Reclaiming psychedelics for the intelligentsia…

There used to be a time, not too long ago, when psychedelic drugs were a subject of fascination among intellectuals. This of course was before they became adopted by the sixties counterculture and swiftly demonized and legislated against. It’s no secret that I have a soft spot for the sixties counterculture and the psychedelic philosophies of people like Leary and Wilson. However, in our rose-tinted nostalgic fascination with the sixties the earlier intellectual interest in these drugs is often forgotten. This is not to say that thinkers such as Leary and Wilson weren’t intellectuals, in fact I would argue that they are two of the great philosophers of the 20th Century. They were just a little early. What I mean to say is that prior to that movement there was a time when people who were effectively buttoned-up were experimenting with these drugs. There was a time when the media reported on psychedelics with a measured and fascinated tone.

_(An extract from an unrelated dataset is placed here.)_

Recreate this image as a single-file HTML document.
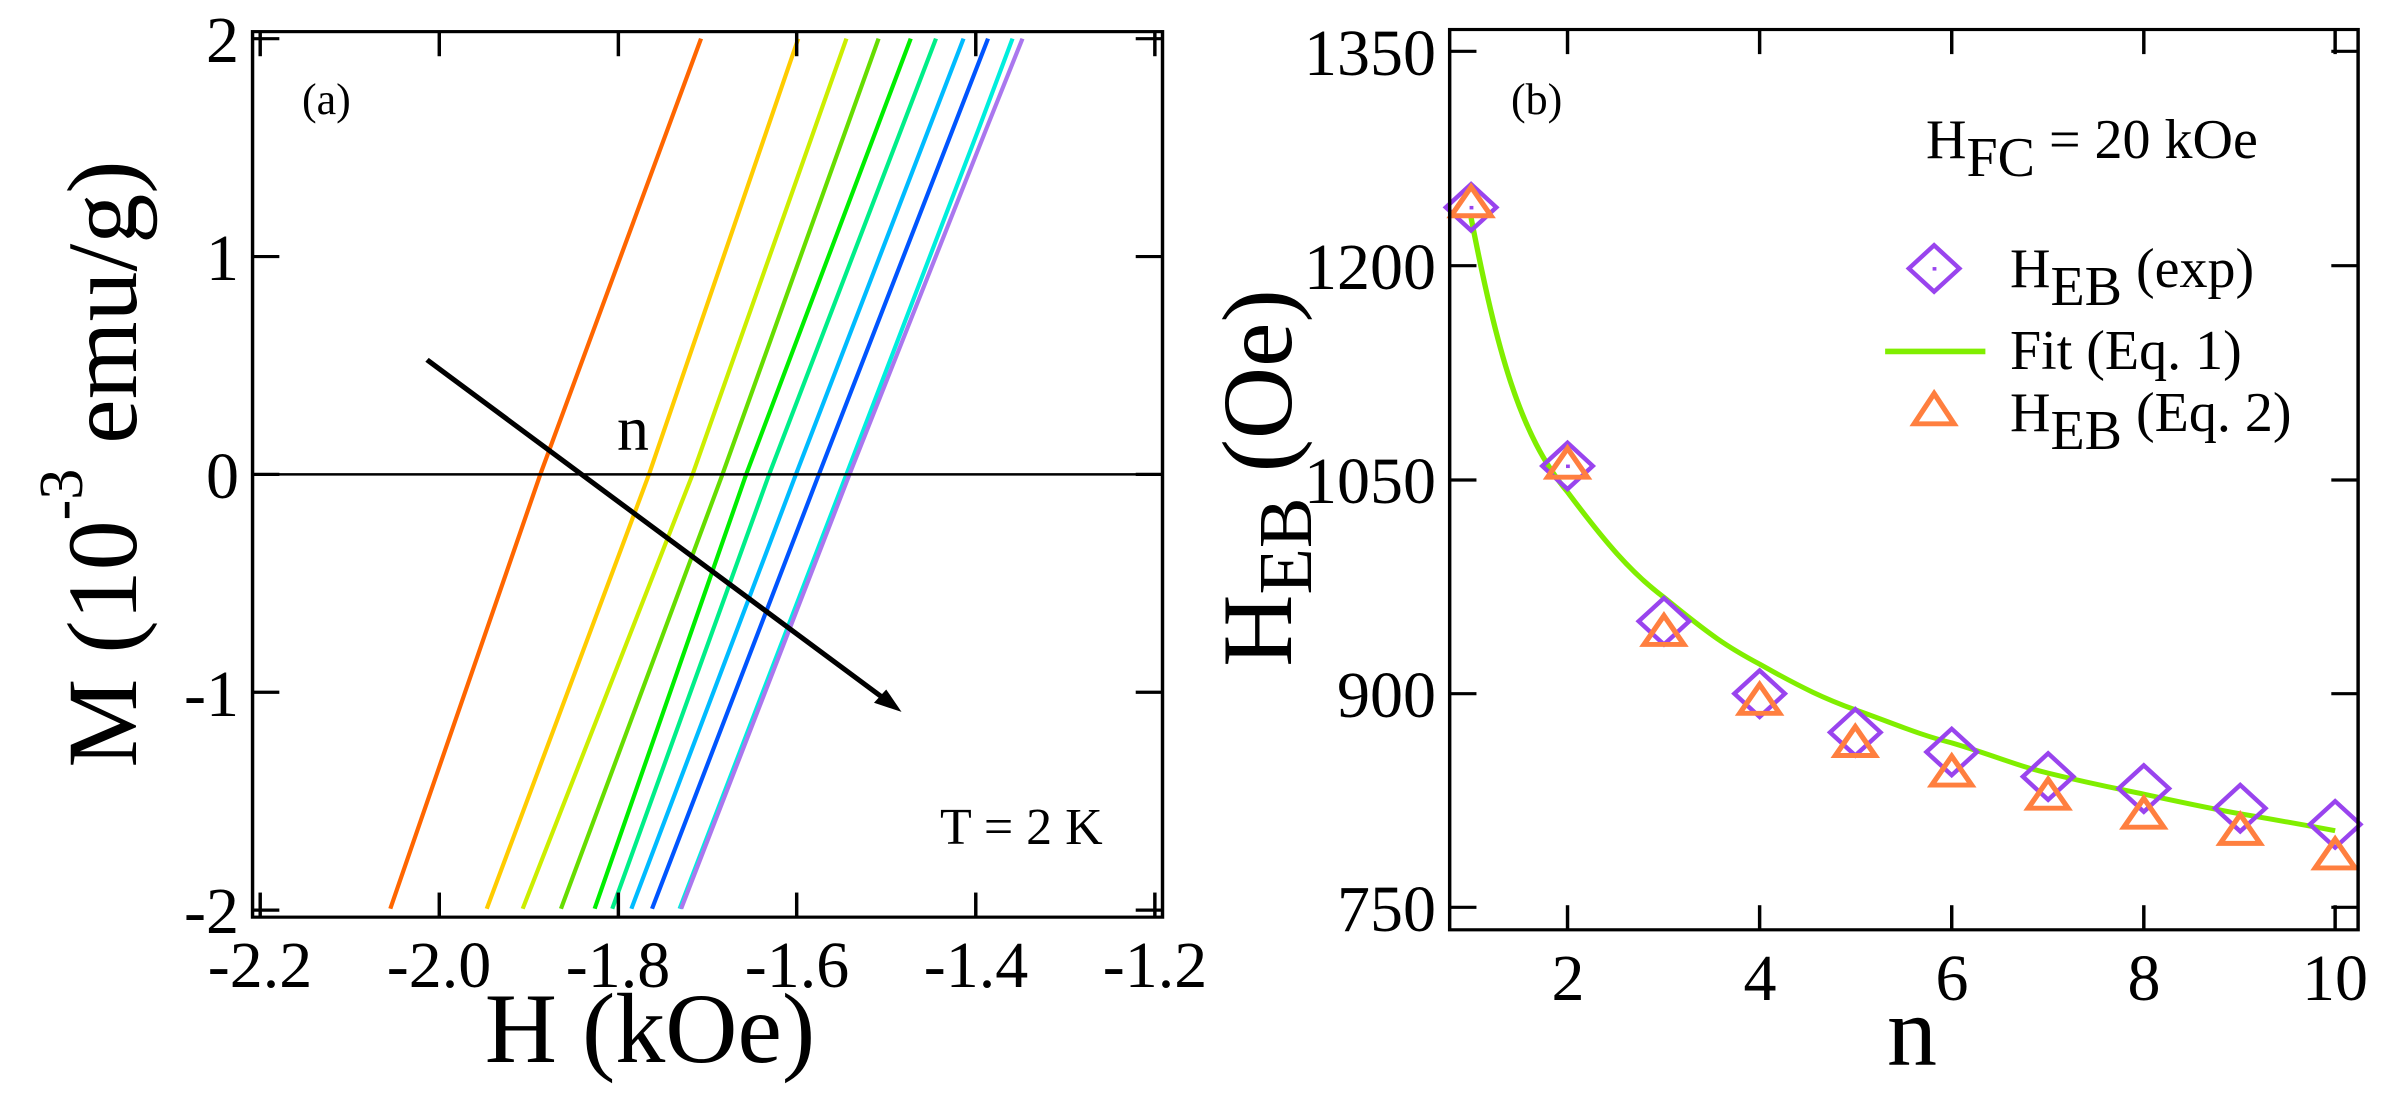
<!DOCTYPE html>
<html><head><meta charset="utf-8"><style>
html,body{margin:0;padding:0;background:#fff}
svg{display:block}
text{font-family:"Liberation Serif",serif;fill:#000}
</style></head><body>
<svg width="2391" height="1102" viewBox="0 0 2391 1102" xmlns="http://www.w3.org/2000/svg">
<g transform="scale(0.76531,0.7028)">
  <g fill="none" stroke-width="5.5">
    <polyline stroke="#ff6600" points="510,1293 706,675 916,55"/>
    <polyline stroke="#ffcc00" points="636,1293 848,675 1043,55"/>
    <polyline stroke="#ccee00" points="683,1293 905,675 1106,55"/>
    <polyline stroke="#66dd00" points="733,1293 944,675 1148,55"/>
    <polyline stroke="#00ee00" points="777,1293 975,675 1190,55"/>
    <polyline stroke="#00ee88" points="800,1293 1005,675 1223,55"/>
    <polyline stroke="#00bbff" points="825,1293 1040,675 1259,55"/>
    <polyline stroke="#0055ff" points="852,1293 1070,675 1291,55"/>
    <polyline stroke="#00eedd" points="888,1293 1106,675 1280,180 1323,55"/>
    <polyline stroke="#aa77ee" points="890,1293 1110,675 1290,180 1336,55"/>
  </g>
  <line x1="330" y1="675" x2="1519" y2="675" stroke="#000" stroke-width="3.5"/>
  <line x1="558" y1="512" x2="1160" y2="998" stroke="#000" stroke-width="7"/>
  <polygon points="1178,1013 1142,1000 1158,981" fill="#000"/>
  <rect x="330" y="45" width="1189" height="1260" fill="none" stroke="#000" stroke-width="4.5"/>
  <g stroke="#000" stroke-width="4.5">
    <line x1="340" y1="1305" x2="340" y2="1270"/><line x1="574" y1="1305" x2="574" y2="1270"/><line x1="808" y1="1305" x2="808" y2="1270"/><line x1="1041" y1="1305" x2="1041" y2="1270"/><line x1="1275" y1="1305" x2="1275" y2="1270"/><line x1="1509" y1="1305" x2="1509" y2="1270"/>
    <line x1="340" y1="45" x2="340" y2="80"/><line x1="574" y1="45" x2="574" y2="80"/><line x1="808" y1="45" x2="808" y2="80"/><line x1="1041" y1="45" x2="1041" y2="80"/><line x1="1275" y1="45" x2="1275" y2="80"/><line x1="1509" y1="45" x2="1509" y2="80"/>
    <line x1="330" y1="55" x2="365" y2="55"/><line x1="330" y1="365" x2="365" y2="365"/><line x1="330" y1="675" x2="365" y2="675"/><line x1="330" y1="985" x2="365" y2="985"/><line x1="330" y1="1295" x2="365" y2="1295"/>
    <line x1="1519" y1="55" x2="1484" y2="55"/><line x1="1519" y1="365" x2="1484" y2="365"/><line x1="1519" y1="675" x2="1484" y2="675"/><line x1="1519" y1="985" x2="1484" y2="985"/><line x1="1519" y1="1295" x2="1484" y2="1295"/>
  </g>
</g>
<g font-size="66" text-anchor="middle">
  <text x="260" y="987">-2.2</text><text x="439" y="987">-2.0</text><text x="618" y="987">-1.8</text><text x="797" y="987">-1.6</text><text x="976" y="987">-1.4</text><text x="1155" y="987">-1.2</text>
</g>
<g font-size="66" text-anchor="end">
  <text x="239" y="62">2</text><text x="239" y="280">1</text><text x="239" y="498">0</text><text x="239" y="716">-1</text><text x="239" y="933">-2</text>
</g>
<text x="302" y="114" font-size="44">(a)</text>
<text x="617" y="450" font-size="64">n</text>
<text x="940" y="844" font-size="52">T = 2  K</text>
<text x="650" y="1062" font-size="100" text-anchor="middle">H (kOe)</text>
<text transform="translate(136,464) rotate(-90)" font-size="100" text-anchor="middle">M (10<tspan font-size="62" dy="-54">-3</tspan><tspan dy="54"> emu/g)</tspan></text>

<g transform="translate(1191,0) scale(0.76531,0.7028)">
  <path d="M366,310 C400,500 430,620 492,700 C540,770 575,815 618,850 C680,905 700,920 743,945 C800,980 830,995 868,1010 C920,1030 950,1045 994,1057 C1050,1075 1080,1090 1120,1100 C1180,1116 1210,1122 1245,1130 C1300,1143 1330,1150 1371,1158 C1420,1167 1460,1175 1495,1182" fill="none" stroke="#80ee00" stroke-width="7"/>
  <g fill="none" stroke="#9944ee" stroke-width="6">
    <polygon points="366,262 399,295 366,328 333,295"/>
    <polygon points="492,630 525,663 492,696 459,663"/>
    <polygon points="618,851 651,884 618,917 585,884"/>
    <polygon points="743,954 776,987 743,1020 710,987"/>
    <polygon points="868,1009 901,1042 868,1075 835,1042"/>
    <polygon points="994,1037 1027,1070 994,1103 961,1070"/>
    <polygon points="1120,1072 1153,1105 1120,1138 1087,1105"/>
    <polygon points="1245,1089 1278,1122 1245,1155 1212,1122"/>
    <polygon points="1371,1117 1404,1150 1371,1183 1338,1150"/>
    <polygon points="1495,1140 1528,1173 1495,1206 1462,1173"/>
    <polygon points="971,349 1004,382 971,415 938,382"/>
  </g>
  <g fill="#9944ee">
    <rect x="364" y="293" width="5" height="5"/><rect x="490" y="661" width="5" height="5"/><rect x="969" y="380" width="5" height="5"/>
  </g>
  <g fill="none" stroke="#ff7f3f" stroke-width="7">
    <polygon points="366,266 392,307 340,307"/>
    <polygon points="492,638 518,679 466,679"/>
    <polygon points="618,876 644,917 592,917"/>
    <polygon points="743,974 769,1015 717,1015"/>
    <polygon points="868,1034 894,1075 842,1075"/>
    <polygon points="994,1076 1020,1117 968,1117"/>
    <polygon points="1120,1109 1146,1150 1094,1150"/>
    <polygon points="1245,1136 1271,1177 1219,1177"/>
    <polygon points="1371,1159 1397,1200 1345,1200"/>
    <polygon points="1495,1194 1521,1235 1469,1235"/>
    <polygon points="971,560 997,603 945,603"/>
  </g>
  <line x1="907" y1="500" x2="1038" y2="500" stroke="#80ee00" stroke-width="8"/>
  <rect x="338" y="42" width="1187" height="1281" fill="none" stroke="#000" stroke-width="4.5"/>
  <g stroke="#000" stroke-width="4.5">
    <line x1="492" y1="1323" x2="492" y2="1288"/><line x1="743" y1="1323" x2="743" y2="1288"/><line x1="994" y1="1323" x2="994" y2="1288"/><line x1="1245" y1="1323" x2="1245" y2="1288"/><line x1="1495" y1="1323" x2="1495" y2="1288"/>
    <line x1="492" y1="42" x2="492" y2="77"/><line x1="743" y1="42" x2="743" y2="77"/><line x1="994" y1="42" x2="994" y2="77"/><line x1="1245" y1="42" x2="1245" y2="77"/><line x1="1495" y1="42" x2="1495" y2="77"/>
    <line x1="338" y1="73" x2="373" y2="73"/><line x1="338" y1="378" x2="373" y2="378"/><line x1="338" y1="683" x2="373" y2="683"/><line x1="338" y1="987" x2="373" y2="987"/><line x1="338" y1="1291" x2="373" y2="1291"/>
    <line x1="1525" y1="73" x2="1490" y2="73"/><line x1="1525" y1="378" x2="1490" y2="378"/><line x1="1525" y1="683" x2="1490" y2="683"/><line x1="1525" y1="987" x2="1490" y2="987"/><line x1="1525" y1="1291" x2="1490" y2="1291"/>
  </g>
</g>
<g font-size="66" text-anchor="middle">
  <text x="1568" y="1000">2</text><text x="1760" y="1000">4</text><text x="1952" y="1000">6</text><text x="2144" y="1000">8</text><text x="2335" y="1000">10</text>
</g>
<g font-size="66" text-anchor="end">
  <text x="1436" y="75">1350</text><text x="1436" y="289">1200</text><text x="1436" y="503">1050</text><text x="1436" y="717">900</text><text x="1436" y="931">750</text>
</g>
<text x="1511" y="114" font-size="44">(b)</text>
<text x="1926" y="158" font-size="56">H<tspan dy="18">FC</tspan><tspan dy="-18"> = 20 kOe</tspan></text>
<text x="2010" y="287" font-size="56">H<tspan dy="18">EB</tspan><tspan dy="-18"> (exp)</tspan></text>
<text x="2010" y="369" font-size="56">Fit (Eq. 1)</text>
<text x="2010" y="431" font-size="56">H<tspan dy="18">EB</tspan><tspan dy="-18"> (Eq. 2)</tspan></text>
<text x="1912" y="1065" font-size="100" text-anchor="middle">n</text>
<text transform="translate(1291,478) rotate(-90)" font-size="100" text-anchor="middle">H<tspan font-size="76" dy="20">EB</tspan><tspan dy="-20"> (Oe)</tspan></text>
</svg>
</body></html>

There was a time when discussing the psychedelic experience was inches away from being an acceptable activity.

It was in 1954, a decade before the Summer of Love, or the Beatles White Album, or Ken Kesey and his Merry Pranksters, that the author Aldous Huxley declared in The Doors of Perception that:

To be shaken out of the ruts of ordinary perception, to be shown for a few timeless hours the outer and the inner world, not as they appear to an animal obsessed with survival or to a human being obsessed with words and notions, but as they are apprehended, directly and unconditionally, by Mind at Large—this is an experience of inestimable value to everyone and especially to the intellectual.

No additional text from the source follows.